La persistencia de la canción (Primera impresión #1)

Hubo un tiempo en que todo estaba unido. Y sigue siendo así. Pero no parecemos escatimar en esfuerzos por olvidarlo pretendiendo recordar lo que nunca fuimos, ahogados en un mar de canciones que nos devuelven el sabor de fugacidades sin nombre.
Para desgracia de los diseccionadores seriales, los entusiastas de la etiqueta y los accionistas de la categoría, la música no escapa a esta unión sempiterna.
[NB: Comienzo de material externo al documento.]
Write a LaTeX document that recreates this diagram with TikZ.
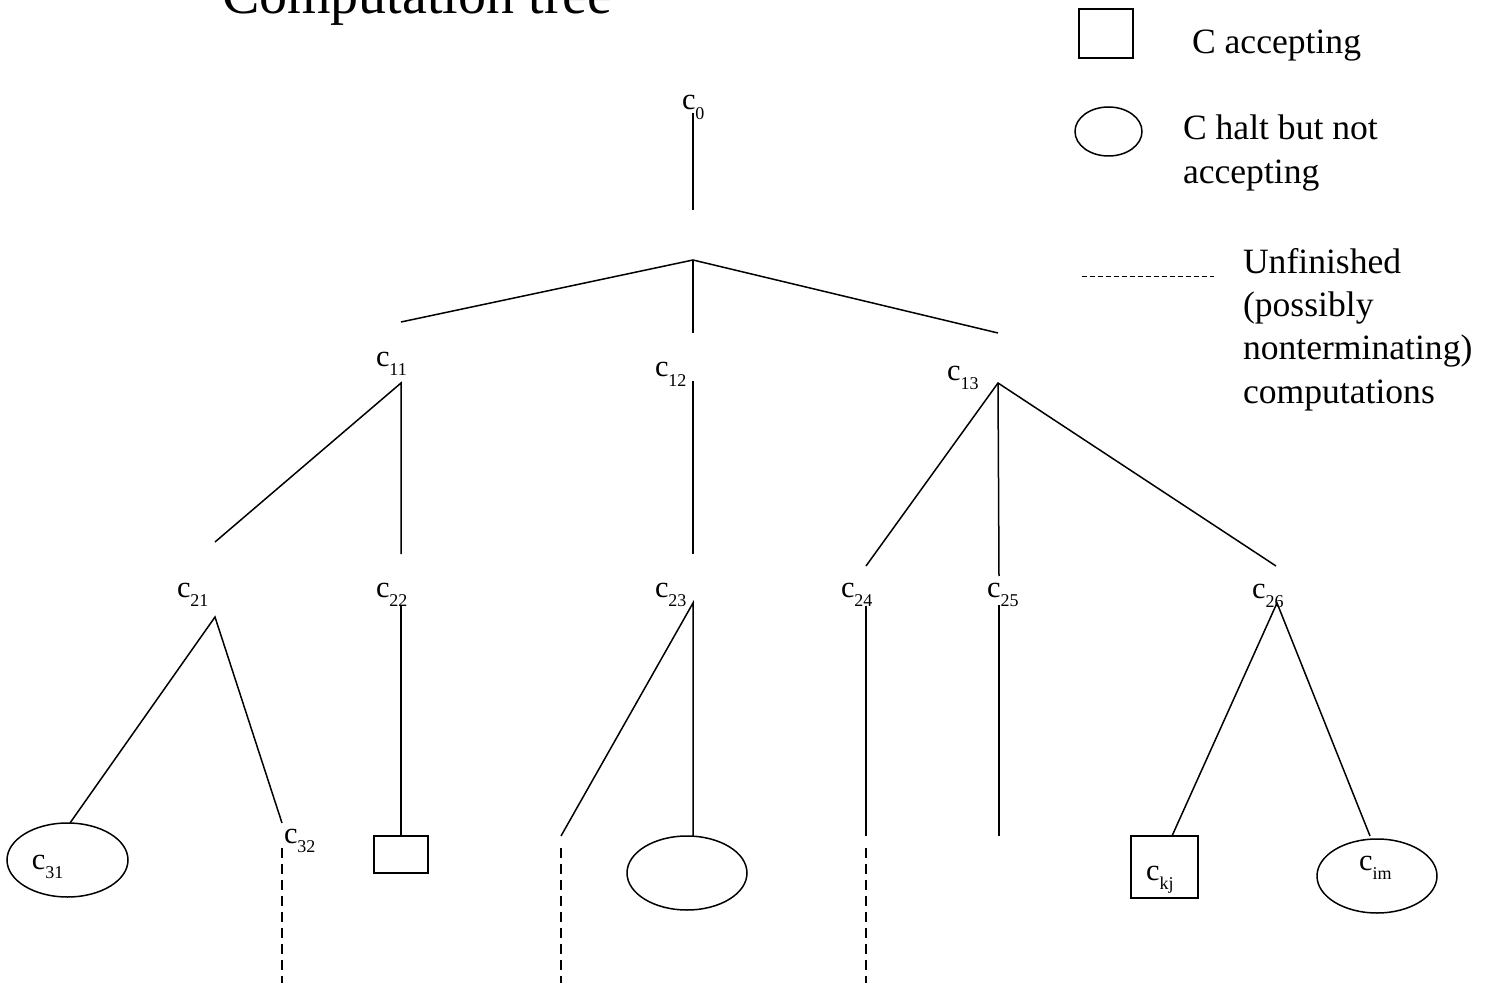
\documentclass[tikz,border=0pt]{standalone}
\usepackage{fontspec}
\setmainfont{Liberation Serif}
\usetikzlibrary{shapes.geometric}
\newcommand{\cl}[1]{{\fontsize{15.2}{16}\selectfont c}\raisebox{-4.6pt}{\fontsize{9}{10}\selectfont #1}}
\newcommand{\lgd}{\fontsize{17.8}{21.5}\selectfont}
\begin{document}
\begin{tikzpicture}[x=0.5pt,y=-0.5pt,line width=0.75pt,
  lbl/.style={anchor=base west,inner sep=0pt,outer sep=0pt},
  halt/.style={draw,ellipse,inner sep=0pt,line width=0.75pt},
  acc/.style={draw,rectangle,inner sep=0pt,line width=0.75pt},
  unf/.style={dash pattern=on 5pt off 3pt,line width=0.75pt},
  edge/.style={line width=0.75pt}]
\useasboundingbox (0,0) rectangle (1495,1000);
% title
\node[lbl] (title) at (222,14) {\fontsize{28}{30}\selectfont Computation tree};
% legend
\node[acc,minimum width=27pt,minimum height=24.5pt] (lsq) at (1106,33.5) {};
\node[lbl] (lt1) at (1192,54) {\lgd C accepting};
\node[halt,minimum width=33.5pt,minimum height=24.5pt] (lel) at (1108.5,131.5) {};
\node[lbl] (lt2) at (1183,140) {\lgd C halt but not};
\node[lbl] (lt3) at (1183,184) {\lgd accepting};
\coordinate (ld1) at (1082,277);
\coordinate (ld2) at (1214,277);
\draw[dash pattern=on 2.5pt off 1.5pt,line width=0.5pt] (ld1) -- (ld2);
\node[lbl] (lt4) at (1243,274) {\lgd Unfinished};
\node[lbl] (lt5) at (1243,317) {\lgd (possibly};
\node[lbl] (lt6) at (1243,360) {\lgd nonterminating)};
\node[lbl] (lt7) at (1243,403) {\lgd computations};
% labels
\node[lbl] (c0) at (682,110) {\cl{0}};
\node[lbl] (c11) at (376,366) {\cl{11}};
\node[lbl] (c12) at (655,377) {\cl{12}};
\node[lbl] (c13) at (947,380) {\cl{13}};
\node[lbl] (c21) at (177,597) {\cl{21}};
\node[lbl] (c22) at (376,597) {\cl{22}};
\node[lbl] (c23) at (655,597) {\cl{23}};
\node[lbl] (c24) at (841,597) {\cl{24}};
\node[lbl] (c25) at (987,597) {\cl{25}};
\node[lbl] (c26) at (1252,598) {\cl{26}};
% leaves
\node[halt,minimum width=60.5pt,minimum height=37pt] (e31) at (67.5,860) {};
\node[lbl] (c31) at (32,869) {\cl{31}};
\node[lbl] (c32) at (284,843) {\cl{32}};
\node[acc,minimum width=27pt,minimum height=18.5pt] (b22) at (401,854.5) {};
\node[halt,minimum width=60pt,minimum height=37pt] (e23) at (687,873) {};
\node[acc,minimum width=33.5pt,minimum height=31pt] (bkj) at (1164.5,867) {};
\node[lbl] (ckj) at (1146,880) {\cl{kj}};
\node[halt,minimum width=60pt,minimum height=37pt] (eim) at (1377,876) {};
\node[lbl] (cim) at (1359,870) {\cl{im}};
% connector points
\coordinate (p0a) at (693,113);
\coordinate (p0b) at (693,210);
\coordinate (br) at (693,260);
\coordinate (q11) at (401,322);
\coordinate (q12) at (693,333);
\coordinate (q13) at (998,333);
\coordinate (a11) at (401,383);
\coordinate (q21) at (215,542);
\coordinate (q22) at (401,554);
\coordinate (a12) at (693,381);
\coordinate (q23) at (693,554);
\coordinate (a13) at (998,383);
\coordinate (q24) at (866,566);
\coordinate (q25) at (999,576);
\coordinate (q26) at (1276,566);
\coordinate (a21) at (215,617);
\coordinate (t31) at (70,823);
\coordinate (t32) at (282,823);
\coordinate (a22) at (401,605);
\coordinate (a23) at (693,603);
\coordinate (t23a) at (561,836);
\coordinate (t23b) at (693,836);
\coordinate (a24) at (866,606);
\coordinate (t24) at (866,836);
\coordinate (a25) at (999,605);
\coordinate (t25) at (999,836);
\coordinate (a26) at (1277,603);
\coordinate (tkj) at (1172,836);
\coordinate (tim) at (1370,836);
\coordinate (d32a) at (282,848);
\coordinate (d32b) at (282,983);
\coordinate (d23a) at (561,848);
\coordinate (d23b) at (561,983);
\coordinate (d24a) at (866,848);
\coordinate (d24b) at (866,983);
% edges
\draw[edge] (p0a) -- (p0b);
\draw[edge] (q11) -- (br) -- (q13);
\draw[edge] (br) -- (q12);
\draw[edge] (q21) -- (a11) -- (q22);
\draw[edge] (a12) -- (q23);
\draw[edge] (q24) -- (a13) -- (q26);
\draw[edge] (a13) -- (q25);
\draw[edge] (t31) -- (a21) -- (t32);
\draw[edge] (a22) -- (b22.north);
\draw[edge] (t23a) -- (a23) -- (t23b);
\draw[edge] (a24) -- (t24);
\draw[edge] (a25) -- (t25);
\draw[edge] (tkj) -- (a26) -- (tim);
\draw[unf] (d32a) -- (d32b);
\draw[unf] (d23a) -- (d23b);
\draw[unf] (d24a) -- (d24b);
\end{tikzpicture}
\end{document}
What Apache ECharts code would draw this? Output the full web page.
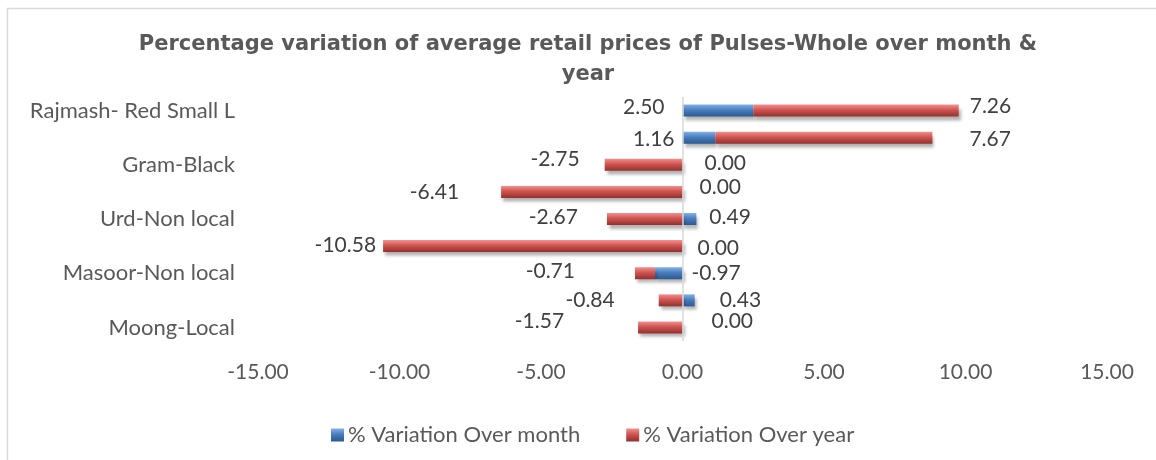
<!DOCTYPE html>
<html>
<head>
<meta charset="utf-8">
<script src="https://cdn.jsdelivr.net/npm/echarts@6/dist/echarts.min.js"></script>
<style>
  html, body { margin: 0; padding: 0; background: #fff; }
  #chart { width: 1156px; height: 460px; }
</style>
</head>
<body>
<div id="chart"></div>
<script>
// bottom to top, as the y axis draws them
var categories = ['Moong-Local', 'Moong-Non local', 'Masoor-Non local', 'Masoor-Local',
    'Urd-Non local', 'Urd-Local', 'Gram-Black', 'Gram-White', 'Rajmash- Red Small L'];
var monthVar = [0.00, 0.43, -0.97, 0.00, 0.49, 0.00, 0.00, 1.16, 2.50];
var yearVar = [-1.57, -0.84, -0.71, -10.58, -2.67, -6.41, -2.75, 7.67, 7.26];
var xTicks = [-15, -10, -5, 0, 5, 10, 15];
var seriesNames = ['% Variation Over month', '% Variation Over year'];

// where excel left each data label: [side, dx, dy]
var monthLabelPlace = [['right', 29, -6], ['right', 25, 0], ['right', 9, 0], ['right', 15, 2],
    ['right', 13, -2], ['right', 17, -5], ['right', 22, -2], ['left', -8, 2], ['left', -18, -3]];
var yearLabelPlace = [['left', -74, -6], ['left', -44, 0], ['left', -60, -2], ['left', -7, -1],
    ['left', -29, -2], ['left', -42, 0], ['left', -25, -6], ['right', 37, 2], ['right', 11, -4]];

var font = 'Lato, "Liberation Sans", sans-serif';

function grad(top, mid, bottom) {
    return new echarts.graphic.LinearGradient(0, 0, 0, 1, [
        { offset: 0, color: top }, { offset: 0.45, color: mid }, { offset: 1, color: bottom }
    ]);
}

function withLabels(values, place) {
    return values.map(function (v, i) {
        return {
            value: v,
            label: { position: place[i][0], offset: [place[i][1], place[i][2]] }
        };
    });
}

var barShadow = {
    shadowBlur: 3,
    shadowColor: 'rgba(0,0,0,0.3)',
    shadowOffsetX: 2,
    shadowOffsetY: 4
};

var labelStyle = {
    show: true,
    distance: 0,
    fontFamily: font,
    fontSize: 21,
    color: '#404040',
    formatter: function (p) { return p.value.toFixed(2); }
};

var myChart = echarts.init(document.getElementById('chart'));
var option = {
    animation: false,
    title: {
        text: 'Percentage variation of average retail prices of Pulses-Whole over month &\nyear',
        left: 583,
        top: 25,
        textAlign: 'center',
        textStyle: { fontFamily: '"DejaVu Sans", sans-serif', fontWeight: 'bold', fontSize: 21, lineHeight: 30, color: '#595959' }
    },
    graphic: [{
        type: 'rect',
        silent: true,
        shape: { x: 7.5, y: 8.5, width: 1200, height: 500 },
        style: { fill: null, stroke: '#d9d9d9', lineWidth: 1.5 }
    }],
    legend: {
        left: 326,
        top: 419,
        itemWidth: 13,
        itemHeight: 13,
        itemGap: 46,
        icon: 'rect',
        textStyle: { fontFamily: font, fontSize: 22, color: '#595959', padding: [0, 0, 0, -1] },
        data: seriesNames
    },
    grid: { left: 258, right: 49, top: 97, height: 244, containLabel: false },
    xAxis: {
        type: 'value',
        min: xTicks[0],
        max: xTicks[xTicks.length - 1],
        interval: xTicks[1] - xTicks[0],
        axisLine: { show: false },
        axisTick: { show: false },
        splitLine: { show: false },
        axisLabel: {
            margin: 21,
            fontFamily: font,
            fontSize: 21,
            color: '#595959',
            formatter: function (v) { return v.toFixed(2); }
        }
    },
    yAxis: {
        type: 'category',
        data: categories,
        axisLine: { show: false, onZero: false },
        axisTick: { show: false },
        splitLine: { show: false },
        axisLabel: {
            interval: 1,
            margin: 23,
            fontFamily: font,
            fontSize: 22,
            color: '#595959'
        }
    },
    series: [
        {
            name: seriesNames[0],
            type: 'bar',
            stack: 'var',
            barWidth: 12,
            data: withLabels(monthVar, monthLabelPlace),
            itemStyle: Object.assign({ color: grad('#84b2ea', '#4a7ebb', '#2b5892') }, barShadow),
            label: labelStyle,
            markLine: {
                silent: true,
                symbol: 'none',
                label: { show: false },
                lineStyle: { color: '#d9d9d9', width: 1.5, type: 'solid' },
                data: [{ xAxis: 0 }]
            }
        },
        {
            name: seriesNames[1],
            type: 'bar',
            stack: 'var',
            barWidth: 12,
            data: withLabels(yearVar, yearLabelPlace),
            itemStyle: Object.assign({ color: grad('#f4908e', '#cf5451', '#93302e') }, barShadow),
            label: labelStyle
        }
    ]
};
myChart.setOption(option);
</script>
</body>
</html>
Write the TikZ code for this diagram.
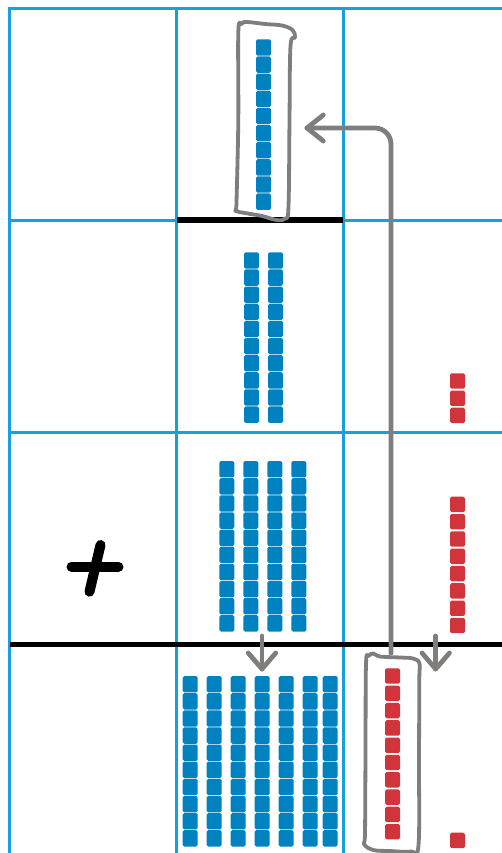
\documentclass[tikz,border=0pt]{standalone}
\usetikzlibrary{calc}
\definecolor{gridblue}{RGB}{22,160,222}
\definecolor{cubeblue}{RGB}{0,130,192}
\definecolor{cubered}{RGB}{209,52,58}
\definecolor{arrowgray}{RGB}{128,126,124}
\tikzset{
  gridline/.style={draw=gridblue, line width=3pt},
  barline/.style={draw=black, line width=5.5pt},
  bcube/.style={fill=cubeblue, rounded corners=1.6pt},
  rcube/.style={fill=cubered, rounded corners=1.6pt},
  looppath/.style={draw=arrowgray, line width=3.8pt, line join=round},
  grayarrow/.style={draw=arrowgray, line width=4.8pt, line cap=round, line join=round},
}
\newcommand{\bluestick}[2]{%
  \foreach \k in {0,...,9}{\fill[bcube] ({#1},{#2+\k*17.13}) rectangle ++(15,16.4);}}
\newcommand{\redcolumn}[4]{%
  \foreach \k in {1,...,#3}{\fill[rcube] ({#1},{#2+(\k-1)*#4}) rectangle ++(15,15.4);}}
\begin{document}
\begin{tikzpicture}[x=1pt,y=-1pt]
\useasboundingbox (0,0) rectangle (502,853);
% grid
\draw[gridline] (9.5,853) -- (9.5,8.5) -- (502,8.5);
\draw[gridline] (176.5,8.5) -- (176.5,853);
\draw[gridline] (343,8.5) -- (343,853);
\draw[gridline] (9.5,220) -- (502,220);
\draw[gridline] (9.5,432) -- (502,432);
\draw[barline] (177,220) -- (343,220);
\draw[barline] (9.5,644.5) -- (502,644.5);
% blue sticks
\bluestick{256}{39.3}
\bluestick{244}{252.3}
\bluestick{268}{252.3}
\foreach \x in {219.3,243.3,267.3,291.3}{\bluestick{\x}{461}}
\foreach \x in {182.7,206.7,230.7,254.7,278.7,302.7,322.7}{\bluestick{\x}{676}}
% red cubes
\redcolumn{450}{373.3}{3}{17.2}
\redcolumn{450}{496.7}{8}{17.3}
\redcolumn{385}{668.3}{10}{17.3}
\redcolumn{450}{832.7}{1}{17}
% plus sign
\draw[line width=10pt, line cap=round] (71.5,566.7) -- (118.5,566.7);
\draw[line width=10pt, line cap=round] (100.5,545) -- (89.5,591.7);
% hand-drawn loops
\draw[looppath] plot[smooth cycle, tension=0.6] coordinates {
  (246.7,22) (265,24) (282,25.5) (292.5,30) (295,37.5) (290.5,46)
  (289.5,120) (288.5,206) (285.5,218.5) (276.7,220) (262,216) (246.7,213.3)
  (236,210.5) (236.5,202) (238.3,120) (238.3,32) (241.5,24)};
\draw[looppath] plot[smooth cycle, tension=0.6] coordinates {
  (373.3,653.5) (380,656.5) (400,657.5) (413,658.5) (419.5,663.5) (419.3,680)
  (419,760) (418.5,845) (411,851.5) (390,851) (373.3,850) (364,844)
  (365,833.3) (365.5,750) (366,664) (368.5,656)};
% arrows
\coordinate (upstart) at (391,653);
\coordinate (lefttip) at (307,128);
\coordinate (d1start) at (262,636);
\coordinate (d1tip) at (262,669);
\coordinate (d2start) at (435.7,636);
\coordinate (d2tip) at (435.7,669);
\draw[grayarrow, rounded corners=16pt] (upstart) |- (lefttip);
\draw[grayarrow] ($(lefttip)+(16.3,-13)$) -- (lefttip) -- ($(lefttip)+(16.3,13)$);
\draw[grayarrow] (d1start) -- (d1tip);
\draw[grayarrow] ($(d1tip)+(-13.7,-16)$) -- (d1tip) -- ($(d1tip)+(13.7,-16)$);
\draw[grayarrow] (d2start) -- (d2tip);
\draw[grayarrow] ($(d2tip)+(-13.7,-16)$) -- (d2tip) -- ($(d2tip)+(13.7,-16)$);
\end{tikzpicture}
\end{document}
Más aún: toda música posible es un intento por reunir las partes de un todo.
La ilusión de ser entidades separadas, independientes, nos hace anhelar un encuentro idílico. La ilusión de ser entidades. Punto. La música da sobrada cuenta de ilusiones y fantasmagorías y, sin darnos cuenta tarareamos profundos dramas existenciales y bailamos al son de dilemas sin respuesta.
El músico, no importa a qué géneros, estéticas o tendencias pretenda adherirse, no hace más que exteriorizar en líricas recurrentes, artificios armónicos y mixturas relamidas, este idilio inagotable. Siempre está dando vueltas y más vueltas sobre un único asunto. Quiere que su música lo haga volver a formar parte de algo que intuye, pero que no puede recordar.
La memoria es el corazón de toda música.
Sonido a sonido, las perturbaciones del aire nos invitan al maravilloso juego de hilar retazos, habitar vivencias que nunca fueron nuestras, visitar tiempos y lugares que jamás serán de nadie.
Hasta el músico más paisajista y apegado a las bondades de su terruño no hace otra cosa que diseñar atrapasueños universales para desprevenidos viajeros (y sueños desprotegidos). Se trata de demiurgos comandados por la enorme araña del tiempo, tratando de encontrar el camino a casa. Algunos se asoman con particular encanto y otros, con universal desacierto. Pero el abismo se abre para todos.
No podemos precisar desde cuándo, pero sí que estamos empeñados en hilar antenas parabólicas para recordarnos que vivir es una gran falacia y, así y todo, vale la pena. Eso afirman, al menos, nuestras canciones, aún las que tienen esa infantil fijación con la muerte  (ese deseo insaciable de estar plenamente vivos).
La memoria persiste.
Está detrás de cualquier búsqueda que podamos emprender. Sin memoria no seríamos nada. O mejor dicho nadie.
Pero ¿quiénes somos? ¿Cómo podemos estar seguros de que nuestros recuerdos son verdaderos?
Paradojas que racionalmente no podemos resolver. Sólo podríamos aventurar que la memoria es, en definitiva, más real que la realidad, y que la única forma objetiva de dar cuenta de los sucesos, es confiar en que pasaron o están pasando (que al cabo es lo mismo).
En Blade Runner 2049, K. nos tiende un espejo deforme que refleja todo lo que no queremos ver de nosotros mismos. No tardamos en caer en una trampa. La raíz del conflicto se centra en esa persistencia de la memoria por dotarnos de una identidad, aunque no sea la nuestra.
Con la música nos pasa igual. Toda música es recuerdo,  fugacidad y huida. Siempre da cuenta de algo que no está. Habitamos esa melaza informe a la que pretendenmos conocer y nos resignamos a que nunca sea así.
Sucede a menudo que dos viejos amigos se encuentran, se abrazan, recuerdan bellos momentos y, antes de la despedida, se prometen aquella juntada a comer que, ambos saben, nunca sucederá, pero que les da la esperanza de un mañana, de nuevas alegrías compartidas y aventuras que aumenten el deseo de vivir.
Escuchamos canciones para renovar la promesa de que somos alguien, que no estamos solos; que encontraremos el camino de vuelta a casa.
A lo largo de 30 canciones sugeridas en mi lista por Spotify, descubro, naturalmente, este mismo anhelo, camuflado bajo los más originales ropajes.
Escribí 30 poemas mientras escuchaba cada canción, muchas de ellas por vez primera, otras conocidas de siempre y algunas, de clásicos reversionados.
El resultado, como cabe esperar, atraviesa con insistencia recuerdos idílicos que siempre llevan a la puerta del laberinto, aunque siempre se tenga, como Teseo, la punta del ovillo.